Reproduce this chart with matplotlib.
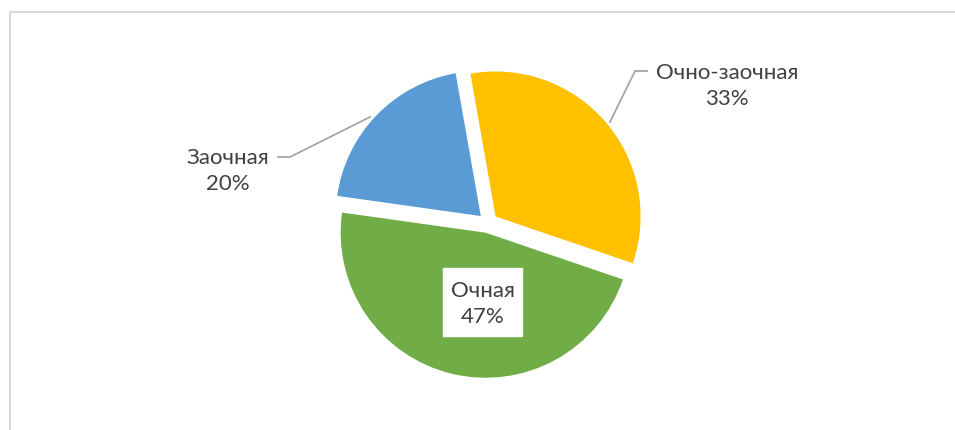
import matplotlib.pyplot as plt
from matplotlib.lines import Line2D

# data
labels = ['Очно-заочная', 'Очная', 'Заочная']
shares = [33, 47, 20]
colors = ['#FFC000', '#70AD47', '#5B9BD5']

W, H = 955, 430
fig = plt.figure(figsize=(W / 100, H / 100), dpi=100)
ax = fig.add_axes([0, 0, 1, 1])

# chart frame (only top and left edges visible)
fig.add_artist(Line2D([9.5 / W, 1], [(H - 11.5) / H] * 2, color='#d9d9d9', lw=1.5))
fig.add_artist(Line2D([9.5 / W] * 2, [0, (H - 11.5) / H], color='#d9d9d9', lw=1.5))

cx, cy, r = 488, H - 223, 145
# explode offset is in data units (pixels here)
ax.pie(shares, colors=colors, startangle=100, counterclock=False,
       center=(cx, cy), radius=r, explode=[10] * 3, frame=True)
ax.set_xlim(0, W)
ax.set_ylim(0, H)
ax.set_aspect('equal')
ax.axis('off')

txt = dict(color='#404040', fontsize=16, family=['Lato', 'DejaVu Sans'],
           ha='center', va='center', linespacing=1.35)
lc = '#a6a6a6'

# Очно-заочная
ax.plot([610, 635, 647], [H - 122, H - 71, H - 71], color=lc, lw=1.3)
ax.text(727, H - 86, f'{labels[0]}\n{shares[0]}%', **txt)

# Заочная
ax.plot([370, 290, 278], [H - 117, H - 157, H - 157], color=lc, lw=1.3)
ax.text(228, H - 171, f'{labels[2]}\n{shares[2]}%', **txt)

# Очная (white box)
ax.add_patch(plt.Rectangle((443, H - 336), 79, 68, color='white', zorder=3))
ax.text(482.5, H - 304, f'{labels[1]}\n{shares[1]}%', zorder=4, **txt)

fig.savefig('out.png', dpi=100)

Description of the task: Exclude the pictures, and transcribe all of the material exactly.

Final result:
Reproduce this chart with matplotlib.
import matplotlib.pyplot as plt
from matplotlib.lines import Line2D

# data
labels = ['Очно-заочная', 'Очная', 'Заочная']
shares = [33, 47, 20]
colors = ['#FFC000', '#70AD47', '#5B9BD5']

W, H = 955, 430
fig = plt.figure(figsize=(W / 100, H / 100), dpi=100)
ax = fig.add_axes([0, 0, 1, 1])

# chart frame (only top and left edges visible)
fig.add_artist(Line2D([9.5 / W, 1], [(H - 11.5) / H] * 2, color='#d9d9d9', lw=1.5))
fig.add_artist(Line2D([9.5 / W] * 2, [0, (H - 11.5) / H], color='#d9d9d9', lw=1.5))

cx, cy, r = 488, H - 223, 145
# explode offset is in data units (pixels here)
ax.pie(shares, colors=colors, startangle=100, counterclock=False,
       center=(cx, cy), radius=r, explode=[10] * 3, frame=True)
ax.set_xlim(0, W)
ax.set_ylim(0, H)
ax.set_aspect('equal')
ax.axis('off')

txt = dict(color='#404040', fontsize=16, family=['Lato', 'DejaVu Sans'],
           ha='center', va='center', linespacing=1.35)
lc = '#a6a6a6'

# Очно-заочная
ax.plot([610, 635, 647], [H - 122, H - 71, H - 71], color=lc, lw=1.3)
ax.text(727, H - 86, f'{labels[0]}\n{shares[0]}%', **txt)

# Заочная
ax.plot([370, 290, 278], [H - 117, H - 157, H - 157], color=lc, lw=1.3)
ax.text(228, H - 171, f'{labels[2]}\n{shares[2]}%', **txt)

# Очная (white box)
ax.add_patch(plt.Rectangle((443, H - 336), 79, 68, color='white', zorder=3))
ax.text(482.5, H - 304, f'{labels[1]}\n{shares[1]}%', zorder=4, **txt)

fig.savefig('out.png', dpi=100)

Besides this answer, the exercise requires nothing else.